Last month, we established the Metro-Baguio chapter of Kabataang Artista Para sa Tunay na Kalayaan or KARATULA. With the aim of organizing and mobilizing the young artists of Metro Baguio, the group organized a few activities such as public poetry readings, mural making, etc, as well as participated in local art events. So far, the group has reached a positive momentum, and we are currently grinding our gears for a production for the 50th anniversary of the Kabataang Makabayan.
Prior to the establishment of KARATULA, a few friends of mine and I have staged quite of handful of artsy-fartsy events just for the bourgeois fun of it. The poetry group Pedantic Pedestrians initiated projects such as public poetry translation projects (details here) and street readings. I have also organized a few street jams with musician friends that aims to open musical production to the common people, together with sporadic jams with street performers (who are technically beggars) and a few flyer distribution here and there.
This has been going on for roughly two years now, and it is only recently that we have started to problematize the actual achievements and limitations of these kinds of activities. With KARATULA’s explicitly national-democratic political orientation, the urge to break away from the strictures of bourgeois art to the integration with the common people has opened up a lot of discussion. I wish to share some of these insights, and questions, to the blogosphere. It would be good to hear more thoughts on these problems.
Last October 31, KARATULA staged poetry performances in various public places around the city (bus stations, intersections, parks) under the tagline “Paano Pumatay ng Multo?,” an attempt to keep up with the All Soul’s Day vibe while reminding the listeners of the ‘true’ horrors of Philippine society, where, in the words of one of the poets, “araw-araw Undas” (it is All Soul’s Day everyday). The concept was really simple. We tried to get feedback by assigning people to ‘listen’ and observe the audiences’ reactions, as well as talking to them regarding the happening. (Some videos here, here and here.)
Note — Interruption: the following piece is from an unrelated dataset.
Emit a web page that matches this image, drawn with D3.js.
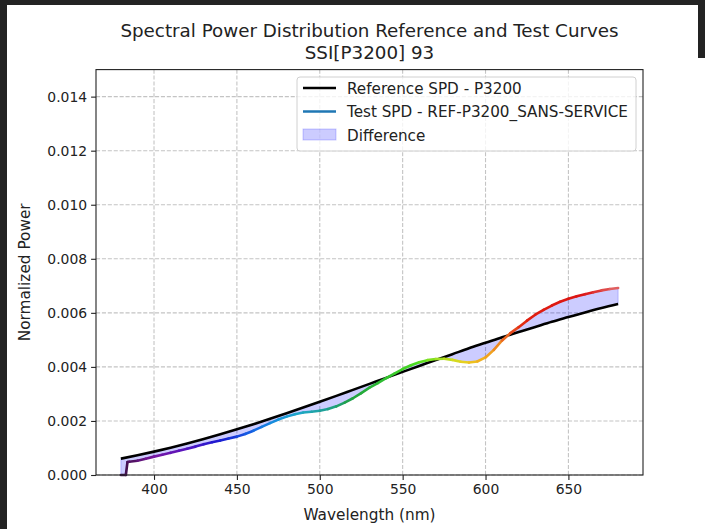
<!DOCTYPE html>
<html>
<head>
<meta charset="utf-8">
<script src="https://cdn.jsdelivr.net/npm/d3@7/dist/d3.min.js"></script>
<style>
  html, body { margin: 0; padding: 0; background: #ffffff; }
  svg { display: block; font-family: "DejaVu Sans", sans-serif; }
</style>
</head>
<body>
<svg id="chart" width="705" height="529"></svg>
<script>
// ---------------- data ----------------
const titleLines = ["Spectral Power Distribution Reference and Test Curves", "SSI[P3200] 93"];
const xLabel = "Wavelength (nm)";
const yLabel = "Normalized Power";
const xTicks = [400, 450, 500, 550, 600, 650];
const yTicks = [0.000, 0.002, 0.004, 0.006, 0.008, 0.010, 0.012, 0.014];
const legendLabels = ["Reference SPD - P3200", "Test SPD - REF-P3200_SANS-SERVICE", "Difference"];

const refWavelengths = [380, 390, 400, 410, 420, 430, 440, 450, 460, 470, 480, 490, 500,
  510, 520, 530, 540, 550, 560, 570, 580, 590, 600, 610, 620, 630, 640, 650, 660, 670, 680];
const refValues = [0.000605, 0.000730, 0.000865, 0.001010, 0.001165, 0.001330, 0.001505, 0.001690,
  0.001880, 0.002080, 0.002285, 0.002495, 0.002710, 0.002928, 0.003150, 0.003372, 0.003594, 0.003815,
  0.004033, 0.004255, 0.004470, 0.004688, 0.004892, 0.005098, 0.005288, 0.005478, 0.005668, 0.005842,
  0.006015, 0.006180, 0.006330];

const testWavelengths = [380, 383, 384, 385, 390, 395, 400, 405, 410, 415, 420, 425, 430, 435, 440,
  445, 450, 455, 460, 465, 470, 475, 480, 485, 490, 495, 500, 505, 510, 515, 520, 525, 530, 535,
  540, 545, 550, 555, 560, 565, 570, 575, 580, 585, 590, 595, 600, 605, 610, 615, 620, 625, 630,
  635, 640, 645, 650, 655, 660, 665, 670, 675, 680];
const testValues = [0, 0, 0.00048, 0.00049, 0.00053, 0.00060, 0.00068, 0.00075, 0.00082, 0.00090,
  0.00097, 0.00105, 0.00114, 0.00121, 0.00128, 0.00135, 0.00142, 0.00152, 0.00164, 0.00178,
  0.00192, 0.00205, 0.00216, 0.00225, 0.00231, 0.00234, 0.00238, 0.00244, 0.00254, 0.00268,
  0.00284, 0.00303, 0.00323, 0.00340, 0.00358, 0.00375, 0.00392, 0.00406, 0.00417, 0.00425,
  0.00429, 0.00430, 0.00426, 0.00419, 0.00416, 0.00420, 0.00435, 0.00463, 0.00498, 0.00525,
  0.00547, 0.00571, 0.00593, 0.00611, 0.00627, 0.00641, 0.00652, 0.00661, 0.00669, 0.00676,
  0.00683, 0.00688, 0.00692];

// colour stops for the wavelength-coloured test curve (style)
const spectrumStops = [380, 400, 420, 440, 460, 475, 490, 505, 520, 540, 560, 575, 585, 595, 605, 615, 625, 660, 680];
const spectrumColors = ["#3a1040", "#7a16a0", "#5514c0", "#1a1ad2", "#1464e4", "#1894dc", "#1fa8c4",
  "#1fa090", "#20a040", "#30c030", "#50e020", "#b0e020", "#e2d820", "#f0b820", "#f09a20",
  "#e85420", "#e02010", "#dc1414", "#e06a6a"];

// ---------------- layout ----------------
const svg = d3.select("#chart");
const W = 705, H = 529;
const plot = { left: 96, right: 643, top: 69.6, bottom: 475 };

svg.append("rect").attr("x", 0).attr("y", 0).attr("width", W).attr("height", H).attr("fill", "#ffffff");
// dark frame of the screenshot
svg.append("rect").attr("x", 0).attr("y", 0).attr("width", 7).attr("height", H).attr("fill", "#232323");
svg.append("rect").attr("x", 0).attr("y", 0).attr("width", W).attr("height", 5).attr("fill", "#232323");
svg.append("rect").attr("x", 698).attr("y", 0).attr("width", 7).attr("height", 58).attr("fill", "#232323");

const x = d3.scaleLinear().domain([365, 695]).range([plot.left, plot.right]);
const y = d3.scaleLinear().domain([0, 0.015]).range([plot.bottom, plot.top]);

// grid
const grid = svg.append("g");
grid.selectAll(".gx").data(xTicks).enter().append("line")
  .attr("x1", d => x(d)).attr("x2", d => x(d))
  .attr("y1", plot.top).attr("y2", plot.bottom)
  .attr("stroke", "#c4c4c4").attr("stroke-width", 1.1).attr("stroke-dasharray", "4.1,1.8");
grid.selectAll(".gy").data(yTicks).enter().append("line")
  .attr("x1", plot.left).attr("x2", plot.right)
  .attr("y1", d => y(d)).attr("y2", d => y(d))
  .attr("stroke", "#c4c4c4").attr("stroke-width", 1.1).attr("stroke-dasharray", "4.1,1.8");

// interpolated reference at test wavelengths for the fill
const refAt = d3.scaleLinear().domain(refWavelengths).range(refValues).clamp(true);
const testPts = testWavelengths.map((w, i) => ({ w: w, t: testValues[i], r: refAt(w) }));

// difference fill
const area = d3.area()
  .x(d => x(d.w))
  .y0(d => y(d.t))
  .y1(d => y(d.r));
svg.append("path").datum(testPts)
  .attr("d", area)
  .attr("fill", "rgba(0,0,255,0.2)")
  .attr("stroke", "rgba(0,0,255,0.2)")
  .attr("stroke-width", 1);

// reference line
const refPts = refWavelengths.map((w, i) => ({ w: w, v: refValues[i] }));
const line = d3.line().x(d => x(d.w)).y(d => y(d.v)).curve(d3.curveMonotoneX);
svg.append("path").datum(refPts)
  .attr("d", line)
  .attr("fill", "none")
  .attr("stroke", "#000000")
  .attr("stroke-width", 2.6)
  .attr("stroke-linejoin", "round");

// test line coloured by wavelength
const specColor = d3.scaleLinear().domain(spectrumStops).range(spectrumColors).clamp(true);
const segs = [];
for (let i = 0; i < testPts.length - 1; i++) {
  segs.push({ a: testPts[i], b: testPts[i + 1] });
}
svg.append("g").selectAll("line").data(segs).enter().append("line")
  .attr("x1", d => x(d.a.w)).attr("y1", d => y(d.a.t))
  .attr("x2", d => x(d.b.w)).attr("y2", d => y(d.b.t))
  .attr("stroke", d => specColor((d.a.w + d.b.w) / 2))
  .attr("stroke-width", 2.6)
  .attr("stroke-linecap", "round");

// axes
const xAxis = d3.axisBottom(x).tickValues(xTicks).tickSize(4.9).tickPadding(4).tickFormat(d3.format("d"));
const yAxis = d3.axisLeft(y).tickValues(yTicks).tickSize(4.9).tickPadding(4).tickFormat(d3.format(".3f"));
const gx = svg.append("g").attr("transform", `translate(0,${plot.bottom})`).call(xAxis);
const gy = svg.append("g").attr("transform", `translate(${plot.left},0)`).call(yAxis);
[gx, gy].forEach(g => {
  g.select(".domain").remove();
  g.selectAll(".tick line").attr("stroke", "#222").attr("stroke-width", 1.1);
  g.selectAll(".tick text").attr("fill", "#222").style("font-size", "13.9px")
    .style("font-family", "'DejaVu Sans', sans-serif");
});

// frame
svg.append("rect")
  .attr("x", plot.left).attr("y", plot.top)
  .attr("width", plot.right - plot.left).attr("height", plot.bottom - plot.top)
  .attr("fill", "none").attr("stroke", "#222").attr("stroke-width", 1.1);

// titles
svg.append("text").attr("x", (plot.left + plot.right) / 2).attr("y", 37)
  .attr("text-anchor", "middle").style("font-size", "18.3px").attr("fill", "#222").text(titleLines[0]);
svg.append("text").attr("x", (plot.left + plot.right) / 2).attr("y", 59)
  .attr("text-anchor", "middle").style("font-size", "18.3px").attr("fill", "#222").text(titleLines[1]);

svg.append("text").attr("x", (plot.left + plot.right) / 2).attr("y", 520)
  .attr("text-anchor", "middle").style("font-size", "15.3px").attr("fill", "#222").text(xLabel);
svg.append("text").attr("transform", `translate(30,${(plot.top + plot.bottom) / 2}) rotate(-90)`)
  .attr("text-anchor", "middle").style("font-size", "15.3px").attr("fill", "#222").text(yLabel);

// legend
const lg = svg.append("g");
lg.append("rect").attr("x", 297).attr("y", 77).attr("width", 339).attr("height", 74)
  .attr("rx", 3).attr("fill", "rgba(255,255,255,0.8)").attr("stroke", "#d0d0d0").attr("stroke-width", 1);
const rowY = [88, 111.5, 135];
lg.append("line").attr("x1", 303).attr("x2", 336).attr("y1", rowY[0]).attr("y2", rowY[0])
  .attr("stroke", "#000").attr("stroke-width", 2.6);
lg.append("line").attr("x1", 303).attr("x2", 336).attr("y1", rowY[1]).attr("y2", rowY[1])
  .attr("stroke", "#1f77b4").attr("stroke-width", 2.6);
lg.append("rect").attr("x", 303).attr("y", rowY[2] - 6).attr("width", 33).attr("height", 11)
  .attr("fill", "rgba(0,0,255,0.2)").attr("stroke", "rgba(0,0,255,0.2)");
legendLabels.forEach((t, i) => {
  lg.append("text").attr("x", 347).attr("y", rowY[i] + 5.5)
    .style("font-size", "15.2px").attr("fill", "#222").text(t);
});
</script>
</body>
</html>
However, it is easy to detect a certain populist vibe in the performance’s intentions. The aim was to inspire political agitation among the listeners, to ‘disrupt the hypnotic flow of Capital’, as one of the more theoretically-inclined among us put it, through the vocal recitation of stylized words we call poetry. Yet was is the fundamental difference of vocal recitation of politically-charged verses to straight-forward slogans we hear in rallies, aside from the obvious differences in poetic/aesthetic formulation? What is the political motivation for using ‘poetic’ devices that makes it ‘superior’ to slogans? A few insights has been raised:
1. Slogans are simpler, easier to understand, and take only about a few second to say. On the other hand, a poem usually takes about a minute ot two to recite in its entirety, and poetic devices make the political messages more difficult to digest, especially for someone who is not accustomed to listening to poetry.
2. Public areas are sites of constant movement. People who walk right into the performances usually leave right after checking out what is happening, perhaps because they have urgent businesses to attend to or because they wanted to go their homes (or their jobs) as quickly as possible.These workers (tourists?) hear approximately five seconds worth of words because the words are drowned in the din of the city’s sounds. Therefore, the words they hear were mostly heard out of context (the entirety of the poem).
3. Those who actually stop and listen to the performances are usually tourists who take pictures of this ‘spectacle.’ It is difficult to determine whether the tourists actually care about the content of the performance, given their positions are tourists and consumers of exotic spectacles.
4. There is a distinct possibility that the act of displacing a poetic performance, regardless of content, and bringing these performances into heart of urban mobility, emasculates the poem as an organic capsule of political subjectivity into a shallow simulacra of its image (following Baudrillard), therefore following the same logic of capitalistic image-consumption that is attempts to disrupt.
5. If we accept the insight above (number 4), then it is inevitable to accept the implication that a political poem contributes to the consumeristic spectacle of the city. Baguio, being a tourist city as it touts itself to be, can only benefit from these public performances through its contribution to the spectacle-making project. Therefore, instead of acting as a violent disruption of Capital, it may even act as a palliative, a source of entertainment, to ease the pains of labor, instead of highlighting these pains and inspiring political agitation on the listeners’ part.
The observations above may sound too cynical as they were presented to be such, and it begs the questions of how does political art maneuver itself in a setting where every form of resistance is simultaneously assimilated to the logic its resists in the first place.
The imperative to integrate with the masses, through grassroots organizing, with the aim of creating a form that will address the alienation of bourgeois art from the conditions and experiences of the common people, has been as the most obvious solution to these dilemmas. Only through integrating with them can we actually see the entirety of the conditions. Some other options are:
1. Conduct criticism-self-criticism among the members along with an assessment.
2. Assign people to observe the event, the reactions of the people, the general vibe of the event.
3. Create a ‘scene’ that may help people feel compelled to stay longer and listen to the entirety of the poem.
4. Workshop the poems to be read to accommodate the assessments.
The worsening conditions of the country’s economic and political conditions only push the cultural workers to further problematize the effectiveness of their programs. This should be done in the level of theory and practice. I hope these opinions may help in furthering the discourse.